Data records:
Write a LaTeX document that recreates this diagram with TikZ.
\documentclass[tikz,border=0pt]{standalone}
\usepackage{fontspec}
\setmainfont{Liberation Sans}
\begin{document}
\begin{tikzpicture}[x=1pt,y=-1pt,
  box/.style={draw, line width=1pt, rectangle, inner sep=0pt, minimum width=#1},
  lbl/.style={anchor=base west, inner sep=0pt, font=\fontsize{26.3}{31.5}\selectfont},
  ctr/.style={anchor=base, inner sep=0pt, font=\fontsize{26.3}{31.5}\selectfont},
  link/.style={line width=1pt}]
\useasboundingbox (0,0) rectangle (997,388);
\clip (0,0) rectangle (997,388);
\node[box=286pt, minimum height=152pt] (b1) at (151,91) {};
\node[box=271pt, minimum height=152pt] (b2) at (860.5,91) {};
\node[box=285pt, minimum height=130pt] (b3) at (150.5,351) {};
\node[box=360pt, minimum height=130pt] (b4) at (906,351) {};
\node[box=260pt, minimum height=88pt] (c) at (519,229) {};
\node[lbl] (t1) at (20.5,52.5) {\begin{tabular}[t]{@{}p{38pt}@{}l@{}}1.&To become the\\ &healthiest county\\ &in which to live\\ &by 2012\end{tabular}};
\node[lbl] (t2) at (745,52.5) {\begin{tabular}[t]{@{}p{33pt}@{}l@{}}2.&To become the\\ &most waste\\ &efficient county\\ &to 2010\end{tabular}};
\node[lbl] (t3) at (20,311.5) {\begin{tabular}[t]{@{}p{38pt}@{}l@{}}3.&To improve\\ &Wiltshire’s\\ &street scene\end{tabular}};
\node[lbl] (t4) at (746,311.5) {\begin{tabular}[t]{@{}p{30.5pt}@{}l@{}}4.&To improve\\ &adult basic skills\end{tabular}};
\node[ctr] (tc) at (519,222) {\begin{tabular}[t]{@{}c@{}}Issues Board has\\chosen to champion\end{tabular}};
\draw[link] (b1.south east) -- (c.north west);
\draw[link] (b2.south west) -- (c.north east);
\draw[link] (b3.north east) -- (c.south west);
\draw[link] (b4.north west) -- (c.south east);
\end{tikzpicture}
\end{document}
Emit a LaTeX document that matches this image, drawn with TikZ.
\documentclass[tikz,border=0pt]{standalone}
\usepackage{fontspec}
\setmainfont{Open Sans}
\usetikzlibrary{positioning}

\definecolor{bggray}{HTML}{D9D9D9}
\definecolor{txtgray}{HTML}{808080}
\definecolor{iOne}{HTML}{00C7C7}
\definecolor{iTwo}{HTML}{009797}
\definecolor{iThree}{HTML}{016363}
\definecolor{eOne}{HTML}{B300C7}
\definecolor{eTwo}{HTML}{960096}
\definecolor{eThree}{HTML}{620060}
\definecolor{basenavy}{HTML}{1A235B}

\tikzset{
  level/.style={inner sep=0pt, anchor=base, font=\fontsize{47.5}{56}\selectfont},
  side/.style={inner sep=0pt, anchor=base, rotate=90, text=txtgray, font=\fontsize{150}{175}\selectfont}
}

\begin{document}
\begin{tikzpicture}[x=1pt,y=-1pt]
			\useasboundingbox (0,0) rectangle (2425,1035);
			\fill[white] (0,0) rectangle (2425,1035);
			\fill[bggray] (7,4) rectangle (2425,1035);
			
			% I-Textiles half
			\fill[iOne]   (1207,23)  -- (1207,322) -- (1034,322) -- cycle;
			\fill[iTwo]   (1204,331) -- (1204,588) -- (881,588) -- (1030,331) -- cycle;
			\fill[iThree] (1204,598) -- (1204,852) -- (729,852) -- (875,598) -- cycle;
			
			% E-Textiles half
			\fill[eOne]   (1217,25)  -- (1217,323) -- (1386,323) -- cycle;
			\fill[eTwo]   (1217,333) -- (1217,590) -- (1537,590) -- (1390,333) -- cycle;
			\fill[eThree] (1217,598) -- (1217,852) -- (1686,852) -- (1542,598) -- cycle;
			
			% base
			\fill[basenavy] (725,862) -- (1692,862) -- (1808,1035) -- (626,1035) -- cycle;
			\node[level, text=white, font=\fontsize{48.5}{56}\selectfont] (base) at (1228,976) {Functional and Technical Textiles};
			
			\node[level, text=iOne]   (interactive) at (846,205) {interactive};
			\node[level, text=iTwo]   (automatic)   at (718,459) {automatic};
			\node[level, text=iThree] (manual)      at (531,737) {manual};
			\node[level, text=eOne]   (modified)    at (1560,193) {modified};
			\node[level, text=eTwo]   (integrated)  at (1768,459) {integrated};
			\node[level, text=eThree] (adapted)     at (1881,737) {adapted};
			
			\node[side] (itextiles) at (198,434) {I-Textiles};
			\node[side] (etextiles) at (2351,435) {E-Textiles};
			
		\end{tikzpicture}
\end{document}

Stated problem: Nothing in the data may differ; print all of it exactly as written.

Finished task:
Write a LaTeX document that recreates this diagram with TikZ.
\documentclass[tikz,border=0pt]{standalone}
\usepackage{fontspec}
\setmainfont{Liberation Sans}
\begin{document}
\begin{tikzpicture}[x=1pt,y=-1pt,
  box/.style={draw, line width=1pt, rectangle, inner sep=0pt, minimum width=#1},
  lbl/.style={anchor=base west, inner sep=0pt, font=\fontsize{26.3}{31.5}\selectfont},
  ctr/.style={anchor=base, inner sep=0pt, font=\fontsize{26.3}{31.5}\selectfont},
  link/.style={line width=1pt}]
\useasboundingbox (0,0) rectangle (997,388);
\clip (0,0) rectangle (997,388);
\node[box=286pt, minimum height=152pt] (b1) at (151,91) {};
\node[box=271pt, minimum height=152pt] (b2) at (860.5,91) {};
\node[box=285pt, minimum height=130pt] (b3) at (150.5,351) {};
\node[box=360pt, minimum height=130pt] (b4) at (906,351) {};
\node[box=260pt, minimum height=88pt] (c) at (519,229) {};
\node[lbl] (t1) at (20.5,52.5) {\begin{tabular}[t]{@{}p{38pt}@{}l@{}}1.&To become the\\ &healthiest county\\ &in which to live\\ &by 2012\end{tabular}};
\node[lbl] (t2) at (745,52.5) {\begin{tabular}[t]{@{}p{33pt}@{}l@{}}2.&To become the\\ &most waste\\ &efficient county\\ &to 2010\end{tabular}};
\node[lbl] (t3) at (20,311.5) {\begin{tabular}[t]{@{}p{38pt}@{}l@{}}3.&To improve\\ &Wiltshire’s\\ &street scene\end{tabular}};
\node[lbl] (t4) at (746,311.5) {\begin{tabular}[t]{@{}p{30.5pt}@{}l@{}}4.&To improve\\ &adult basic skills\end{tabular}};
\node[ctr] (tc) at (519,222) {\begin{tabular}[t]{@{}c@{}}Issues Board has\\chosen to champion\end{tabular}};
\draw[link] (b1.south east) -- (c.north west);
\draw[link] (b2.south west) -- (c.north east);
\draw[link] (b3.north east) -- (c.south west);
\draw[link] (b4.north west) -- (c.south east);
\end{tikzpicture}
\end{document}
Emit a LaTeX document that matches this image, drawn with TikZ.
\documentclass[tikz,border=0pt]{standalone}
\usepackage{fontspec}
\setmainfont{Open Sans}
\usetikzlibrary{positioning}

\definecolor{bggray}{HTML}{D9D9D9}
\definecolor{txtgray}{HTML}{808080}
\definecolor{iOne}{HTML}{00C7C7}
\definecolor{iTwo}{HTML}{009797}
\definecolor{iThree}{HTML}{016363}
\definecolor{eOne}{HTML}{B300C7}
\definecolor{eTwo}{HTML}{960096}
\definecolor{eThree}{HTML}{620060}
\definecolor{basenavy}{HTML}{1A235B}

\tikzset{
  level/.style={inner sep=0pt, anchor=base, font=\fontsize{47.5}{56}\selectfont},
  side/.style={inner sep=0pt, anchor=base, rotate=90, text=txtgray, font=\fontsize{150}{175}\selectfont}
}

\begin{document}
\begin{tikzpicture}[x=1pt,y=-1pt]
			\useasboundingbox (0,0) rectangle (2425,1035);
			\fill[white] (0,0) rectangle (2425,1035);
			\fill[bggray] (7,4) rectangle (2425,1035);
			
			% I-Textiles half
			\fill[iOne]   (1207,23)  -- (1207,322) -- (1034,322) -- cycle;
			\fill[iTwo]   (1204,331) -- (1204,588) -- (881,588) -- (1030,331) -- cycle;
			\fill[iThree] (1204,598) -- (1204,852) -- (729,852) -- (875,598) -- cycle;
			
			% E-Textiles half
			\fill[eOne]   (1217,25)  -- (1217,323) -- (1386,323) -- cycle;
			\fill[eTwo]   (1217,333) -- (1217,590) -- (1537,590) -- (1390,333) -- cycle;
			\fill[eThree] (1217,598) -- (1217,852) -- (1686,852) -- (1542,598) -- cycle;
			
			% base
			\fill[basenavy] (725,862) -- (1692,862) -- (1808,1035) -- (626,1035) -- cycle;
			\node[level, text=white, font=\fontsize{48.5}{56}\selectfont] (base) at (1228,976) {Functional and Technical Textiles};
			
			\node[level, text=iOne]   (interactive) at (846,205) {interactive};
			\node[level, text=iTwo]   (automatic)   at (718,459) {automatic};
			\node[level, text=iThree] (manual)      at (531,737) {manual};
			\node[level, text=eOne]   (modified)    at (1560,193) {modified};
			\node[level, text=eTwo]   (integrated)  at (1768,459) {integrated};
			\node[level, text=eThree] (adapted)     at (1881,737) {adapted};
			
			\node[side] (itextiles) at (198,434) {I-Textiles};
			\node[side] (etextiles) at (2351,435) {E-Textiles};
			
		\end{tikzpicture}
\end{document}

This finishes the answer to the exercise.